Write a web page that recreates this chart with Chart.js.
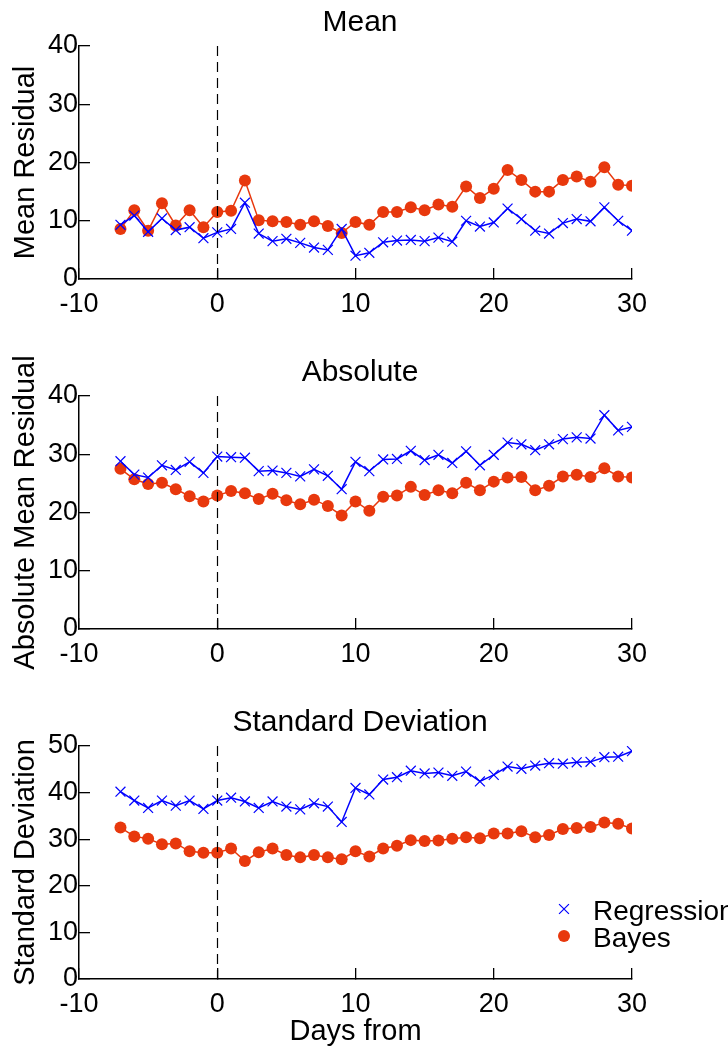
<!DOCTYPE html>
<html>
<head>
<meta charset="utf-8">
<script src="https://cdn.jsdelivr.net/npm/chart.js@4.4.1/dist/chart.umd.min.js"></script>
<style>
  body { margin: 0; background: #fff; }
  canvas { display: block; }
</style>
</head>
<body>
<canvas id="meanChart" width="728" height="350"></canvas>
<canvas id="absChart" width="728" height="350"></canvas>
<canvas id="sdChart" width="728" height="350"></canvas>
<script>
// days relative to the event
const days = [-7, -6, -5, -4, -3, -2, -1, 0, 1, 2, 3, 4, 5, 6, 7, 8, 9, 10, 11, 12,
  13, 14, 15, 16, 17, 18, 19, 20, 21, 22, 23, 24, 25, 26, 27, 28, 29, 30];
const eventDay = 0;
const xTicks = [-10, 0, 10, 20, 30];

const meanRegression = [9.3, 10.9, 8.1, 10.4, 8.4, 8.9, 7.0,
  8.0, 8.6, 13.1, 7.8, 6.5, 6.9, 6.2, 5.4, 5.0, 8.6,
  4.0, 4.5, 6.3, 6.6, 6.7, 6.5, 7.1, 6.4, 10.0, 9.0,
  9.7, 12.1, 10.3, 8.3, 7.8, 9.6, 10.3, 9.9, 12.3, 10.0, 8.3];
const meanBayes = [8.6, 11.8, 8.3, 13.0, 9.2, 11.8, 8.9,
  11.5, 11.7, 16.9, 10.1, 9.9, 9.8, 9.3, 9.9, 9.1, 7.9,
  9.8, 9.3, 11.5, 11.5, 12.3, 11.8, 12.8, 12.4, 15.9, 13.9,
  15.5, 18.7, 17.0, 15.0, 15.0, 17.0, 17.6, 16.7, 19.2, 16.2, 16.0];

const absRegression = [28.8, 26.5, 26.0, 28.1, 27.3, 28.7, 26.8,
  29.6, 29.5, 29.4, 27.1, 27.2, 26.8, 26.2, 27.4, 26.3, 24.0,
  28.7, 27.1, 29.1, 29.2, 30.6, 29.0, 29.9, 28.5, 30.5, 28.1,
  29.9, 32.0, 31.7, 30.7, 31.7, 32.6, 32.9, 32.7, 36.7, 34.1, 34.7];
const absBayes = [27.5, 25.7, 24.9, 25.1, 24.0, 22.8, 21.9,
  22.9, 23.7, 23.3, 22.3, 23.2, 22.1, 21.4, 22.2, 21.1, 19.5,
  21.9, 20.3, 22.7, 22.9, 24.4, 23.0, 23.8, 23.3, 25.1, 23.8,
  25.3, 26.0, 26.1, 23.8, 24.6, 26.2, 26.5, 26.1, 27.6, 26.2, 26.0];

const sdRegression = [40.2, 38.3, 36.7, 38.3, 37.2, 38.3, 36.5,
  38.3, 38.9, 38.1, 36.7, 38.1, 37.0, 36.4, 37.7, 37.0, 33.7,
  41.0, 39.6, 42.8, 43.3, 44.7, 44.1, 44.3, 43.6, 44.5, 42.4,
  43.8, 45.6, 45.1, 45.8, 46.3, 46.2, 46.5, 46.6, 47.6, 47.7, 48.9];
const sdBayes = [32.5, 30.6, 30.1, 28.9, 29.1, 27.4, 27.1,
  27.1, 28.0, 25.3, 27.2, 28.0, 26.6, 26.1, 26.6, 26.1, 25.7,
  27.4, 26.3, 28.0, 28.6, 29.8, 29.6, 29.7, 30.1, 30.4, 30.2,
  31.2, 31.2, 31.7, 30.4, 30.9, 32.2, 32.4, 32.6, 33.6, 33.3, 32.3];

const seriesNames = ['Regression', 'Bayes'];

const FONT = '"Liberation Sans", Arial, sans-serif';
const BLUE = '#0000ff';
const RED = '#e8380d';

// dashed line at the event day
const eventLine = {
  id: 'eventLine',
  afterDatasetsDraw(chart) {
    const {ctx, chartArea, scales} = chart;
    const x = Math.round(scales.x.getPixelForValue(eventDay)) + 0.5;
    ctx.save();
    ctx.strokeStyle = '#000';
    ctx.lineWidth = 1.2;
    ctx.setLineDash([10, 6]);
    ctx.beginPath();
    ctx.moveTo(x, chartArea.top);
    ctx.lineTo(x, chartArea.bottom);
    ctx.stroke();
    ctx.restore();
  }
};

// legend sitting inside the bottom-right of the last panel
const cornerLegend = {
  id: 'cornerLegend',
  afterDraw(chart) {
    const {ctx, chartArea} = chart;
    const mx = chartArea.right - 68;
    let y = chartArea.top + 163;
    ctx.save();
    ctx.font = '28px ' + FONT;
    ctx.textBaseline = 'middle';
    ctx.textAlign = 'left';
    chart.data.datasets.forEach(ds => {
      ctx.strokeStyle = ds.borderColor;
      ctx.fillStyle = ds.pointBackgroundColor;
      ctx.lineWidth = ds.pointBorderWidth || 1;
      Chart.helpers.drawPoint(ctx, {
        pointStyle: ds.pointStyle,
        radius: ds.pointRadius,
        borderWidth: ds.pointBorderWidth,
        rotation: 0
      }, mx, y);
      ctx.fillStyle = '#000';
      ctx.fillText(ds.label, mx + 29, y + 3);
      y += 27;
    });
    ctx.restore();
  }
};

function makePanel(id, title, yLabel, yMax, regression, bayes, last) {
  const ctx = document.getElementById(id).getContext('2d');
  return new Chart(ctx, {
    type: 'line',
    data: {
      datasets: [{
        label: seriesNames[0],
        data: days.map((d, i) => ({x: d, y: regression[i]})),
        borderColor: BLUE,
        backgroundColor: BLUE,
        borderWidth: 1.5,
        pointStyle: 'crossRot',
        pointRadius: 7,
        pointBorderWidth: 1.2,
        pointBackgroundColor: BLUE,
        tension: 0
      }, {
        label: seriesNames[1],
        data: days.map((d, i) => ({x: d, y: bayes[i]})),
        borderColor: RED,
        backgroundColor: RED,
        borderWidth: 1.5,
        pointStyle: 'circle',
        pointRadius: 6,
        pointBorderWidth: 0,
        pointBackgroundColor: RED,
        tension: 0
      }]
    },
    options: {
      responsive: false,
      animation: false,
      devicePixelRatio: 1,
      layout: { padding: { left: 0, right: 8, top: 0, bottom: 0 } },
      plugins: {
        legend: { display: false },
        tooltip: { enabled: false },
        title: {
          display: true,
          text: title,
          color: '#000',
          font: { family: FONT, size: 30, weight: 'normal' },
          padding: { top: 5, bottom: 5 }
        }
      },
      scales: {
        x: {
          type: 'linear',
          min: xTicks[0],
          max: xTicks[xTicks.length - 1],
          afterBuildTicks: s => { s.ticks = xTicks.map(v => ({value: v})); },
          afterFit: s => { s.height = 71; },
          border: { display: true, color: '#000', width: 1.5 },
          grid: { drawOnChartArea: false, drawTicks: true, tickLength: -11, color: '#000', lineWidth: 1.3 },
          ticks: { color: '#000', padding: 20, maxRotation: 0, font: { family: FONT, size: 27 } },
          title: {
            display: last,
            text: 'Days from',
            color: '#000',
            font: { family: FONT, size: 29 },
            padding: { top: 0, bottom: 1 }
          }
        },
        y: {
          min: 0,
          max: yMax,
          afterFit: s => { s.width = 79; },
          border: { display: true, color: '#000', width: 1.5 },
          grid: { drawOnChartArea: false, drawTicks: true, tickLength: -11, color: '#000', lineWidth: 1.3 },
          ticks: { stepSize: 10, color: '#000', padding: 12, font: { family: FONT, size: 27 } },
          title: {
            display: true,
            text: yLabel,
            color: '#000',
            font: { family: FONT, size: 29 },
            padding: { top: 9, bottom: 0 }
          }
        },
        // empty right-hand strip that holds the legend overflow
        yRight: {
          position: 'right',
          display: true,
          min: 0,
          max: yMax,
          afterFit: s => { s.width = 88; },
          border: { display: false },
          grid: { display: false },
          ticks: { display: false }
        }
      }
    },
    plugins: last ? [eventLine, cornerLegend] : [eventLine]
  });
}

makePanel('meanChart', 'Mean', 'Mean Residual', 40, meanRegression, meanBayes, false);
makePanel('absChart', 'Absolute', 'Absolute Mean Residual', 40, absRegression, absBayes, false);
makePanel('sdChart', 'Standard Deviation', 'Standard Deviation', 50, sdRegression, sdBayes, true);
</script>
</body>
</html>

——————

Leave out any pictures and return exactly the lines from the beginning of the data through the line with "19.2, 16.2, 16.0];", inclusive.

WRITTEN SOLUTION.
Write a web page that recreates this chart with Chart.js.
<!DOCTYPE html>
<html>
<head>
<meta charset="utf-8">
<script src="https://cdn.jsdelivr.net/npm/chart.js@4.4.1/dist/chart.umd.min.js"></script>
<style>
  body { margin: 0; background: #fff; }
  canvas { display: block; }
</style>
</head>
<body>
<canvas id="meanChart" width="728" height="350"></canvas>
<canvas id="absChart" width="728" height="350"></canvas>
<canvas id="sdChart" width="728" height="350"></canvas>
<script>
// days relative to the event
const days = [-7, -6, -5, -4, -3, -2, -1, 0, 1, 2, 3, 4, 5, 6, 7, 8, 9, 10, 11, 12,
  13, 14, 15, 16, 17, 18, 19, 20, 21, 22, 23, 24, 25, 26, 27, 28, 29, 30];
const eventDay = 0;
const xTicks = [-10, 0, 10, 20, 30];

const meanRegression = [9.3, 10.9, 8.1, 10.4, 8.4, 8.9, 7.0,
  8.0, 8.6, 13.1, 7.8, 6.5, 6.9, 6.2, 5.4, 5.0, 8.6,
  4.0, 4.5, 6.3, 6.6, 6.7, 6.5, 7.1, 6.4, 10.0, 9.0,
  9.7, 12.1, 10.3, 8.3, 7.8, 9.6, 10.3, 9.9, 12.3, 10.0, 8.3];
const meanBayes = [8.6, 11.8, 8.3, 13.0, 9.2, 11.8, 8.9,
  11.5, 11.7, 16.9, 10.1, 9.9, 9.8, 9.3, 9.9, 9.1, 7.9,
  9.8, 9.3, 11.5, 11.5, 12.3, 11.8, 12.8, 12.4, 15.9, 13.9,
  15.5, 18.7, 17.0, 15.0, 15.0, 17.0, 17.6, 16.7, 19.2, 16.2, 16.0];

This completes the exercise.